Locate every line below that contains the word "with" and copy it.

Provided material:
· · · · · · ·
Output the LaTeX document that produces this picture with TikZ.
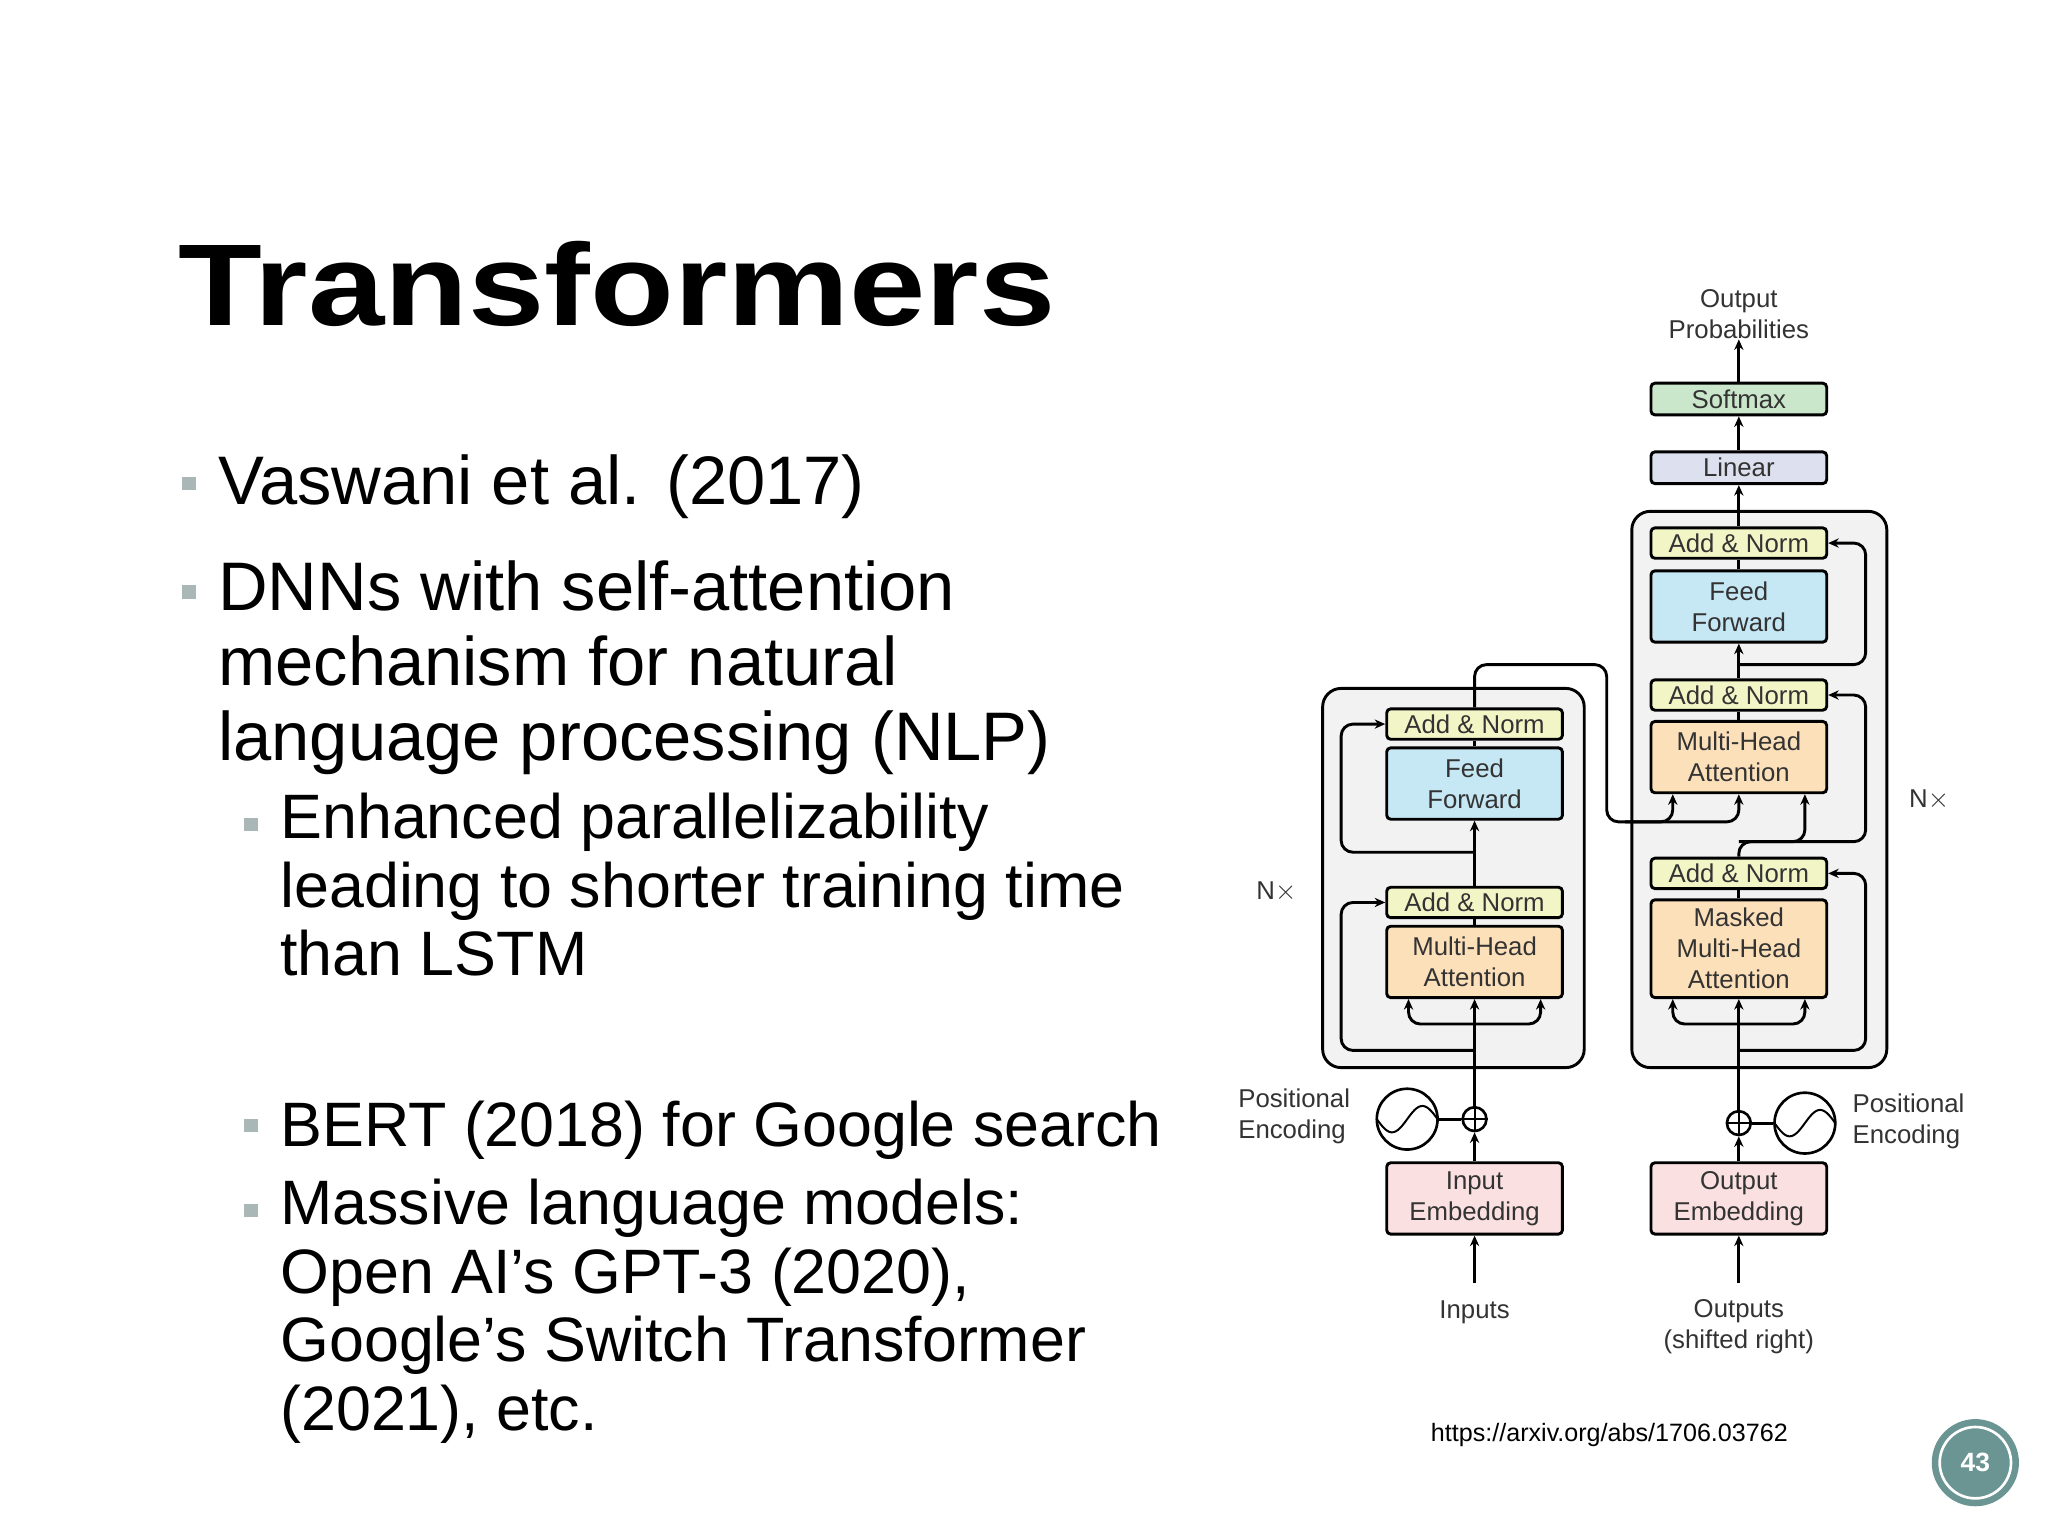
\documentclass[tikz,border=0pt]{standalone}
\usepackage{fontspec}
\setmainfont{Liberation Sans}
\usetikzlibrary{arrows.meta,calc}
\definecolor{textc}{HTML}{333333}
\definecolor{anc}{HTML}{F2F6C6}
\definecolor{ffc}{HTML}{C6E7F4}
\definecolor{mhc}{HTML}{FCE0BA}
\definecolor{linc}{HTML}{DCE0EF}
\definecolor{smc}{HTML}{CBE7CB}
\definecolor{embc}{HTML}{FAE0E0}
\definecolor{blkc}{HTML}{F2F2F3}
\definecolor{bulc}{HTML}{A9B7B6}
\definecolor{teal}{HTML}{6A9592}
\newcommand\dfont{\fontsize{19.5}{23.5}\selectfont}
\begin{document}
\begin{tikzpicture}[x=1pt,y=-1pt,
  box/.style={draw,line width=2.2pt,rounded corners=3pt,minimum width=133pt,inner sep=0pt,text=textc,font=\dfont,align=center},
  blk/.style={draw,line width=2.2pt,rounded corners=14pt,fill=blkc},
  ln/.style={line width=2.2pt,rounded corners=9pt},
  arr/.style={ln,-{Stealth[length=8pt,width=7pt]}},
  lab/.style={text=textc,font=\dfont,align=center,inner sep=0pt},
  bul/.style={fill=bulc,minimum size=10pt,inner sep=0pt},
  big/.style={font=\fontsize{52}{57}\selectfont,anchor=base west,inner sep=0pt,align=left},
  sub/.style={font=\fontsize{47.5}{52}\selectfont,anchor=base west,inner sep=0pt,align=left}]
\useasboundingbox (0,0) rectangle (1550,1162.5);
\fill[white] (0,0) rectangle (1550,1162.5);
% title
\node[anchor=base west,inner sep=0pt,font=\fontsize{88}{90}\selectfont\bfseries,xscale=1.18] (title) at (135,246) {Transformers};
% bullets
\node[bul] (b1) at (143,366) {};
\node[big] (t1) at (165,382) {Vaswani et al. (2017)};
\node[bul] (b2) at (143,448) {};
\node[big,anchor=north west] (t2) at (165,424) {DNNs with self-attention\\mechanism for natural\\language processing (NLP)};
\node[bul] (b3) at (190,624) {};
\node[sub,anchor=north west] (t3) at (212,600) {Enhanced parallelizability\\leading to shorter training time\\than LSTM};
\node[bul] (b4) at (190,852) {};
\node[sub] (t4) at (212,868) {BERT (2018) for Google search};
\node[bul] (b5) at (190,916) {};
\node[sub,anchor=north west] (t5) at (212,892) {Massive language models:\\Open AI’s GPT-3 (2020),\\Google's Switch Transformer\\(2021), etc.};
% blocks
\draw[blk] (1001,521) rectangle (1199,808);
\draw[blk] (1235,387) rectangle (1428,808);
% encoder boxes
\node[box,fill=anc,minimum height=23pt] (eAN2) at (1116,548) {Add \& Norm};
\node[box,fill=ffc,minimum height=54pt] (eFF) at (1116,593) {Feed\\Forward};
\node[box,fill=anc,minimum height=23pt] (eAN1) at (1116,683) {Add \& Norm};
\node[box,fill=mhc,minimum height=54pt] (eMHA) at (1116,728) {Multi-Head\\Attention};
\node[box,fill=embc,minimum height=54pt] (eEmb) at (1116,907) {Input\\Embedding};
% decoder boxes
\node[box,fill=anc,minimum height=23pt] (dAN3) at (1316,411) {Add \& Norm};
\node[box,fill=ffc,minimum height=54pt] (dFF) at (1316,459) {Feed\\Forward};
\node[box,fill=anc,minimum height=23pt] (dAN2) at (1316,526) {Add \& Norm};
\node[box,fill=mhc,minimum height=54pt] (dMHA) at (1316,573) {Multi-Head\\Attention};
\node[box,fill=anc,minimum height=23pt] (dAN1) at (1316,661) {Add \& Norm};
\node[box,fill=mhc,minimum height=74pt] (dMMHA) at (1316,718) {Masked\\Multi-Head\\Attention};
\node[box,fill=embc,minimum height=54pt] (dEmb) at (1316,907) {Output\\Embedding};
\node[box,fill=linc,minimum height=24pt] (lin) at (1316,354) {Linear};
\node[box,fill=smc,minimum height=24pt] (soft) at (1316,302) {Softmax};
\node[lab] (oprob) at (1316,238) {Output\\Probabilities};
% positional encodings
\node[draw,circle,line width=2pt,minimum size=18pt,inner sep=0pt] (ePlus) at (1116,847) {};
\draw[line width=1.5pt] (ePlus.north)--(ePlus.south) (ePlus.west)--(ePlus.east);
\node[draw,circle,line width=2pt,minimum size=46pt,inner sep=0pt] (eSin) at (1065,847) {};
\draw[line width=1.5pt] plot[domain=-1:1,smooth,samples=30] ({1065+23*\x},{847-10*sin(\x*180)});
\node[draw,circle,line width=2pt,minimum size=18pt,inner sep=0pt] (dPlus) at (1316,850) {};
\draw[line width=1.5pt] (dPlus.north)--(dPlus.south) (dPlus.west)--(dPlus.east);
\node[draw,circle,line width=2pt,minimum size=46pt,inner sep=0pt] (dSin) at (1366,850) {};
\draw[line width=1.5pt] plot[domain=-1:1,smooth,samples=30] ({1366+23*\x},{850-10*sin(\x*180)});
\node[lab,align=left,anchor=west] (ePE) at (937,845) {Positional\\Encoding};
\node[lab,align=left,anchor=west] (dPE) at (1402,849) {Positional\\Encoding};
\node[lab] (inp) at (1116,993) {Inputs};
\node[lab,anchor=north] (outp) at (1316,983) {Outputs\\(shifted right)};
\node[lab] (nxl) at (966,675) {N$\times$};
\node[lab] (nxr) at (1460,605) {N$\times$};
% encoder connectors
\draw[arr] ($(eEmb.south)+(0,36)$) -- (eEmb.south);
\draw[arr] (eEmb.north) -- (ePlus.south);
\draw[ln] (eSin.east) -- (ePlus.west);
\draw[arr] (ePlus.north) -- (eMHA.south);
\draw[arr] (1116,775) -- (1066,775) -- ($(eMHA.south)+(-50,0)$);
\draw[arr] (1116,775) -- (1166,775) -- ($(eMHA.south)+(50,0)$);
\draw[arr] (1116,795) -- (1015,795) -- (1015,683) -- (eAN1.west);
\draw[ln] (eMHA.north) -- (eAN1.south);
\draw[arr] (eAN1.north) -- (eFF.south);
\draw[arr] (1116,645) -- (1015,645) -- (1015,548) -- (eAN2.west);
\draw[ln] (eFF.north) -- (eAN2.south);
\draw[arr] (eAN2.north) -- (1116,503) -- (1216,503) -- (1216,622) -- (1316,622) -- ($(dMHA.south)+(0,0)$);
\draw[arr] (1230,622) -- (1266,622) -- ($(dMHA.south)+(-50,0)$);
% decoder connectors
\draw[arr] ($(dEmb.south)+(0,36)$) -- (dEmb.south);
\draw[arr] (dEmb.north) -- (dPlus.south);
\draw[ln] (dSin.west) -- (dPlus.east);
\draw[arr] (dPlus.north) -- (dMMHA.south);
\draw[arr] (1316,775) -- (1266,775) -- ($(dMMHA.south)+(-50,0)$);
\draw[arr] (1316,775) -- (1366,775) -- ($(dMMHA.south)+(50,0)$);
\draw[arr] (1316,795) -- (1412,795) -- (1412,661) -- (dAN1.east);
\draw[ln] (dMMHA.north) -- (dAN1.south);
\draw[arr] (dAN1.north) -- (1316,637) -- (1366,637) -- ($(dMHA.south)+(50,0)$);
\draw[arr] (1316,637) -- (1412,637) -- (1412,526) -- (dAN2.east);
\draw[ln] (dMHA.north) -- (dAN2.south);
\draw[arr] (dAN2.north) -- (dFF.south);
\draw[arr] (1316,503) -- (1412,503) -- (1412,411) -- (dAN3.east);
\draw[ln] (dFF.north) -- (dAN3.south);
\draw[arr] (dAN3.north) -- (lin.south);
\draw[arr] (lin.north) -- (soft.south);
\draw[arr] (soft.north) -- (oprob.south);
% footer
\node[font=\fontsize{19}{22}\selectfont,inner sep=0pt] (url) at (1218,1086) {https://arxiv.org/abs/1706.03762};
\node[circle,fill=teal,minimum size=66pt,inner sep=0pt] (pg) at (1495,1107) {};
\draw[white,line width=2pt] (pg) circle (27);
\node[text=white,font=\fontsize{20}{22}\selectfont\bfseries] (pgn) at (1495,1107) {43};
\end{tikzpicture}
\end{document}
· · · · · · ·
Problem solution:
Output the LaTeX document that produces this picture with TikZ.
\node[big,anchor=north west] (t2) at (165,424) {DNNs with self-attention\\mechanism for natural\\language processing (NLP)};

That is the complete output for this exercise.